En suivant la piste de miettes de pain carbonisées, une équipe de chercheurs de l’université de Copenhague et de l’University College de Londres ont pu déterminer que nos ancêtres savaient faire du pain… 4 000 ans avant même de savoir cultiver du blé !

Sur le site archéologique de Shubayqa-1, au nord-est de la Jordanie, les archéologues ont retrouvé 24 morceaux de nourriture calcinés. Après étude des alvéoles et de la composition de ces miettes de quelques millimètres, ils ont pu déterminer qu’il s’agissait des restes d’une sorte de pain plat, le plus vieux découvert à ce jour. Ce dernier était fait à base d’engrain sauvage, une forme d’épeautre, et de tubercules d’une espèce de cypéracée, une plante herbacée vivace.

Un pain vieux de 14 000 ans

Rien de très surprenant dans cette composition, si ce n’est que ces plantes sont alors sauvages. Pour les utiliser dans un pain, les Natoufiens, des chasseurs-cueilleurs établis au Proche-Orient à la fin du paléolithique, les ont ramassées. Selon les analyses, ces miettes datent d’il y a 14 000 ans, une époque à laquelle les champs n’existent pas.

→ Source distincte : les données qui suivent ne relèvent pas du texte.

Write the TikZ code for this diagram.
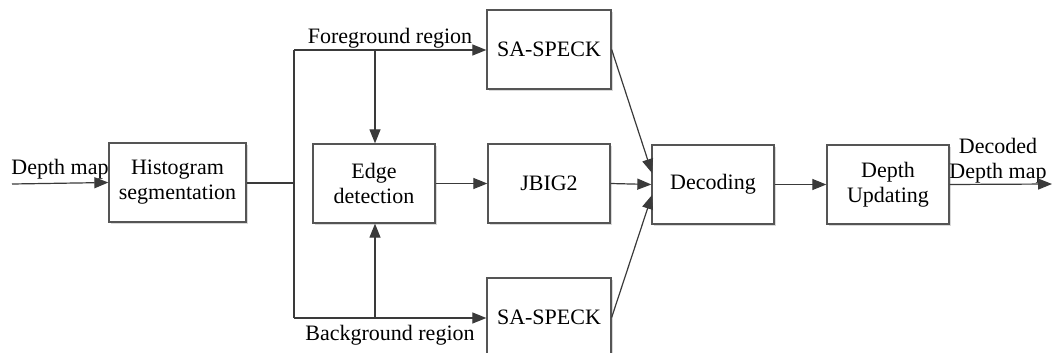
\documentclass[tikz,border=0pt]{standalone}
\usepackage{fontspec}
\setmainfont{Liberation Serif}
\usetikzlibrary{arrows.meta,shadows}
\definecolor{linec}{HTML}{3A3A3A}
\definecolor{boxc}{HTML}{555555}
\begin{document}
\begin{tikzpicture}[x=1pt,y=-1pt,
  font=\rmfamily\fontsize{22}{25}\selectfont,
  box/.style={draw=boxc, fill=white, line width=1.3pt, minimum width=122pt, minimum height=79pt, inner sep=0pt, align=center,
    drop shadow={shadow xshift=2pt, shadow yshift=-2pt, fill=black!15, opacity=1}},
  conn/.style={draw=linec, line width=1.2pt},
  arr/.style={conn, -{Triangle[length=14pt,width=11pt]}},
  lbl/.style={inner sep=0pt, align=center}]
\useasboundingbox (0,0) rectangle (1052,353);
\begin{scope}
\clip (0,0) rectangle (1052,353);
\node[box, minimum width=137pt] (hist) at (177.5,182.5) {Histogram\\segmentation};
\node[box] (edge) at (374,183.5) {Edge\\detection};
\node[box] (jbig) at (549,183.5) {JBIG2};
\node[box, minimum width=124pt] (sa1) at (549,49.5) {SA-SPECK};
\node[box, minimum width=124pt] (sa2) at (549,317.5) {SA-SPECK};
\node[box] (dec) at (713,184.5) {Decoding};
\node[box] (upd) at (888,184.5) {Depth\\Updating};
\end{scope}
\coordinate (in) at (12,184);
\coordinate (out) at (1052,184);
\coordinate (jmid) at (294,183);
\coordinate (jtop) at (294,50);
\coordinate (jbot) at (294,318);
\coordinate (etop) at (375,50);
\coordinate (ebot) at (375,318);
\coordinate (dtop) at (652,173);
\coordinate (dbot) at (652,195);
\node[lbl] (lin) at (60,169) {Depth map};
\node[lbl] (lfg) at (390,38) {Foreground region};
\node[lbl] (lbg) at (390,335) {Background region};
\node[lbl] (lout) at (998,161) {Decoded\\Depth map};
\draw[arr] (in) -- (hist.west);
\draw[conn] (hist.east |- jmid) -- (jmid);
\draw[conn] (jtop) -- (jbot);
\draw[arr] (jtop) -- (sa1.west |- jtop);
\draw[arr] (jbot) -- (sa2.west |- jbot);
\draw[arr] (etop) -- (edge.north -| etop);
\draw[arr] (ebot) -- (edge.south -| ebot);
\draw[arr] (edge.east) -- (jbig.west);
\draw[arr] (sa1.east) -- (dtop);
\draw[arr] (jbig.east) -- (dec.west);
\draw[arr] (sa2.east) -- (dbot);
\draw[arr] (dec.east) -- (upd.west);
\draw[arr] (upd.east) -- (out);
\end{tikzpicture}
\end{document}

« Le pain a longtemps été vu comme un produit de sociétés implantées, agricultrices, reconnaît dans The Guardian Tobias Richter, coauteur de l’étude. Alors que celui-ci était fait par des chasseurs-cueilleurs, bien avant de cultiver des plantes. » L’homme ne développera l’agriculture que plusieurs millénaires plus tard.

Un pain préparé avec grand soin

Autre fait surprenant, la finesse de la farine utilisée. « Plus de la moitié des particules retrouvées dans les miettes de Shubayqa-1 font une taille qui correspond à la classification actuelle de farine, note l’étude publiée dans Pnas, la revue de l’Académie américaine des sciences. Les grains ont été méticuleusement moulus et soigneusement tamisés. »

L’homme faisait du pain avant de savoir cultiver le blé

À l’époque, un tel résultat est le signe d’un investissement important de la part de ces chasseurs-cueilleurs. Les archéologues s’interrogent donc sur cette production de pain : était-elle rituelle, symbolique d’un moment ou d’une personnalité particulière ? Ou bien s’agissait-il simplement de préparer un aliment de base comme aujourd’hui ?

« Les habitants de Shubayqa-1 produisaient du pain juste avant d’abandonner le site, relèvent-ils. Il s’agissait peut-être de faire un stock d’aliments nourrissants, faciles à transporter, et facile à conserver pendant plusieurs mois. »

Les scientifiques ont aussi été capables de reconstituer quel goût devait avoir ce pain plat : « La pâte obtenue après le mélange d’eau et de farine devait être dense et salée par rapport aux pains modernes, plus poreux et spongieux. » Concernant la cuisson, les Natoufiens n’avaient pas de four et la pâte était plus vraisemblablement placée dans les cendres d’un feu.